Menanggapi hal tersebut, Wakil Presiden Ma'ruf Amin menyatakan komunikasi dalam pembangunan di Papua harus mengedepankan komunikasi dengan masyarakat adat.
"Kita ke depan, tentu di dalam pembangunan, harus ada komunikasi antara pemda (pemerintah daerah) dengan kepala-kepala adat dan masyarakat. Sehingga tidak terjadi semacam konflik atau kesalahpahaman seperti yang terjadi selama ini," ujar Wapres Ma'ruf dikutip dari keterangan tertulis, Kamis (6/6/2024).

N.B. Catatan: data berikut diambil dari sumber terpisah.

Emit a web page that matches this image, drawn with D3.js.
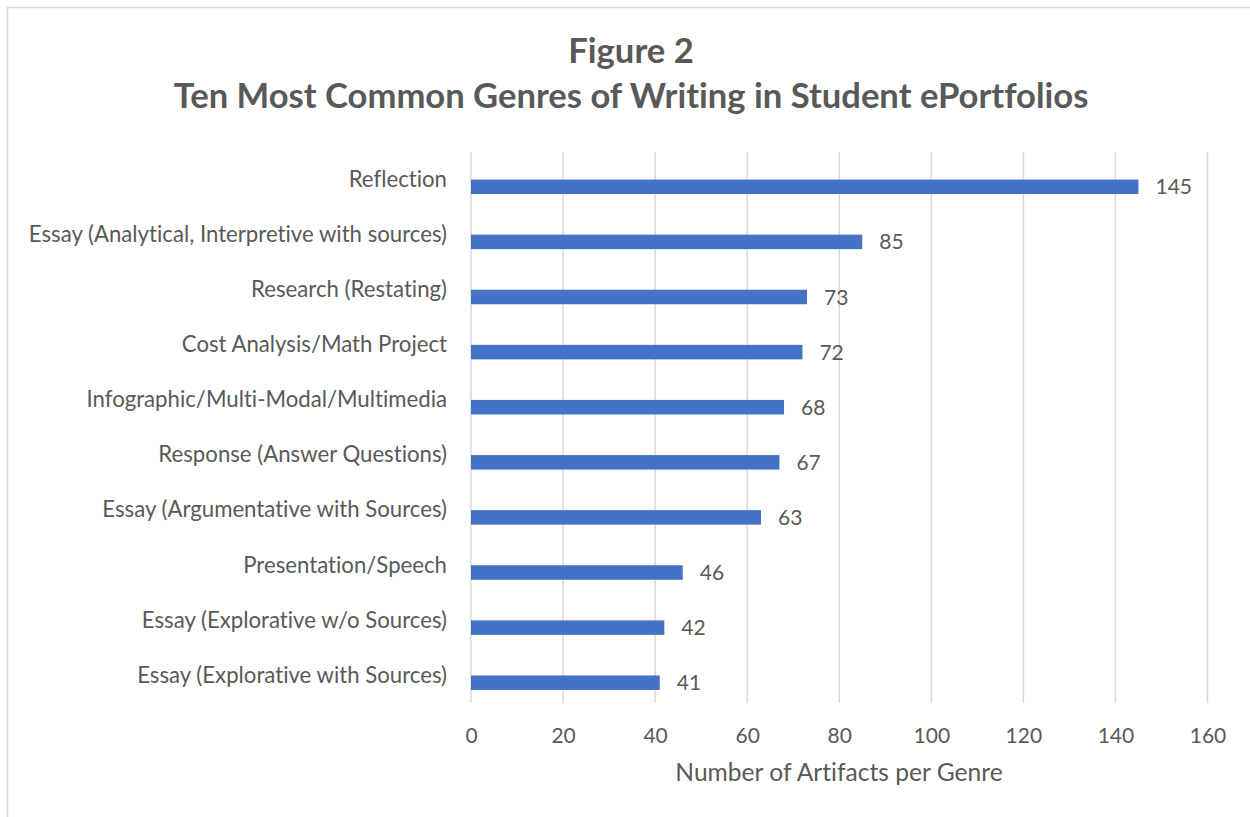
<!DOCTYPE html>
<html>
<head>
<meta charset="utf-8">
<script src="https://cdn.jsdelivr.net/npm/d3@7"></script>
<style>
  html, body { margin: 0; padding: 0; background: #fff; }
  svg { display: block; }
  svg text { font-family: Lato, "Open Sans", sans-serif; font-variant-ligatures: none; }
</style>
</head>
<body>
<svg id="chart" width="1250" height="817"></svg>
<script>
// Genres, top to bottom, with artifact counts
const genres = [
  "Reflection",
  "Essay (Analytical, Interpretive with sources)",
  "Research (Restating)",
  "Cost Analysis/Math Project",
  "Infographic/Multi-Modal/Multimedia",
  "Response (Answer Questions)",
  "Essay (Argumentative with Sources)",
  "Presentation/Speech",
  "Essay (Explorative w/o Sources)",
  "Essay (Explorative with Sources)"
];
const counts = [145, 85, 73, 72, 68, 67, 63, 46, 42, 41];
const xTicks = [0, 20, 40, 60, 80, 100, 120, 140, 160];
const titleLines = ["Figure 2", "Ten Most Common Genres of Writing in Student ePortfolios"];
const xAxisTitle = "Number of Artifacts per Genre";

const svg = d3.select("#chart");
const textColor = "#595959";
const gridColor = "#d9d9d9";
const barColor = "#4472C4";

// chart frame
svg.append("rect")
  .attr("x", 7.5).attr("y", 7.5)
  .attr("width", 1260).attr("height", 830)
  .attr("fill", "#fff").attr("stroke", gridColor).attr("stroke-width", 1.5);

const plot = { left: 471, right: 1207.5, top: 152, bottom: 703 };

const x = d3.scaleLinear().domain([0, 160]).range([plot.left, plot.right]);
const y = d3.scaleBand().domain(genres).range([plot.top, plot.bottom]);

// vertical gridlines
svg.append("g").selectAll("line").data(xTicks).join("line")
  .attr("x1", d => x(d)).attr("x2", d => x(d))
  .attr("y1", plot.top).attr("y2", plot.bottom)
  .attr("stroke", gridColor).attr("stroke-width", 1.5);

// x axis tick labels
const xAxis = d3.axisBottom(x).tickValues(xTicks).tickSize(0).tickPadding(0);
const gx = svg.append("g").attr("transform", `translate(0,${plot.bottom})`).call(xAxis)
  .attr("font-family", null).attr("font-size", null);
gx.select(".domain").remove();
gx.selectAll("text")
  .attr("y", 40).attr("dy", null)
  .attr("fill", textColor)
  .style("font-size", "21px");

// category labels, sitting at the band centre
const yAxis = d3.axisLeft(y).tickSize(0).tickPadding(24);
const gy = svg.append("g").attr("transform", `translate(${plot.left},0)`).call(yAxis)
  .attr("font-family", null).attr("font-size", null);
gy.select(".domain").remove();
gy.selectAll("text")
  .attr("dy", "0.33em")
  .attr("fill", textColor)
  .style("font-size", "22.2px");

// bars, drawn just below each band centre
const barH = 14.5;
const data = genres.map((g, i) => ({ genre: g, value: counts[i] }));
svg.append("g").selectAll("rect").data(data).join("rect")
  .attr("x", x(0))
  .attr("y", d => y(d.genre) + y.bandwidth() / 2)
  .attr("width", d => x(d.value) - x(0))
  .attr("height", barH)
  .attr("fill", barColor);

// value labels
svg.append("g").selectAll("text").data(data).join("text")
  .attr("x", d => x(d.value) + 17)
  .attr("y", d => y(d.genre) + y.bandwidth() / 2 + barH / 2)
  .attr("dy", "0.36em")
  .attr("fill", textColor)
  .style("font-size", "21px")
  .text(d => d.value);

// title
svg.append("g").selectAll("text").data(titleLines).join("text")
  .attr("x", 631)
  .attr("y", (d, i) => 63 + i * 45)
  .attr("text-anchor", "middle")
  .attr("fill", textColor)
  .style("font-size", "34.6px")
  .style("font-weight", "bold")
  .text(d => d);

// axis title
svg.append("text")
  .attr("x", 839)
  .attr("y", 781)
  .attr("text-anchor", "middle")
  .attr("fill", textColor)
  .style("font-size", "24.6px")
  .text(xAxisTitle);
</script>
</body>
</html>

Ma'ruf menekankan, rencana pembangunan Papua ke depan harus melibatkan masyarakat adat, terutama kepala-kepala suku. Hal ini menurutnya diperlukan untuk menghindari kebijakan yang berdampak negatif terhadap penghidupan masyarakat adat Papua.
"Kepada pimpinan daerah, kepada para pj. gubernur, ini kita harapkan seperti itu," tegas Ma'ruf.
Terkait gugatan suku Awyu dan suku Moi yang saat ini telah sampai di tahap kasasi di MA, Ma'ruf berharap prosesnya dapat berjalan sesuai dengan ketentuan di pengadilan. Ia mengingatkan hal seperti ini tidak boleh terjadi lagi.
"Tetapi ke depan, kita harapkan hal-hal seperti itu tidak terjadi. Karena mungkin dulu kurang ada komunikasi, kita ke depan harus terkomunikasi dengan baik," ucap Ma'ruf.
Tanah Masyarakat Adat Awyu dan Moi akan Dibabat Habis untuk Perkebunan Sawit
Berdasarkan informasi dari beberapa sumber poster “All Eyes on Papua” menjadi media suara terkait permintaan masyarakat Papua khususnya adat Awyu dan Moi.
Mereka berharap agar hutan adat yang menjadi tempat tinggalnya selamat dari pembukaan perkebunan sawit. Diketahui hutan masyarakat suku Awyu telah dikonversi menjadi perkebunan kelapa sawit terbesar di Indonesia.
Tidak hanya dioperasikan oleh sejumlah perusahaan, pihak pemerintah provinsi juga telah mengeluarkan izin kelayakan lingkungan hidup untuk perusahaan-perusahaan tersebut.
Melansir dari unggahan poster yang lain dijelaskan pula bahwa hutan di Papua tepatnya di Boven Digul Papua seluas 36 ribu hektare atau separuh luas Jakarta akan dibabat habis dan dibangun perkebunan sawit.
Hal ini memunculkan kekhawatiran mulai dari hilangnya hutan alam dan diperkirakan menghasilkan emisi 25 juta ton karbon dioksida. Sehingga dampaknya tidak hanya dirasakan oleh seluruh rakyat Papua tetapi juga masyarakat dunia.
Perjuangan masyarakat adat, khususnya masyarakat Awyu dan Moi, tidak terlepas untuk mempertahankan hutan adat yang berperan penting. Hutan tersebut menjadi sumber penting untuk kehidupan para masyarakat.
Diketahui, masyarakat Awyu dan Moi menjadikan hutan tersebut sebagai sumber dari kehidupannya mulai dari pangan, air, hingga hasil hutan lainnya bagi masyarakat adat.
Melansir dari situs Greenpeace, suku Moi adalah suku yang bisa ditemukan di sebagian daerah distrik Makbon, Kabupaten Sorong, Papua Barat Daya.
Kemudian masyarakat suku Awyu tinggal di dekat Sungai Bamgi, Sungai Edera, Sungai Kia, Sungai Mappi, Sungai Pesue dan Asue, Sungai Digoel, dan lahan gambut serta rawa.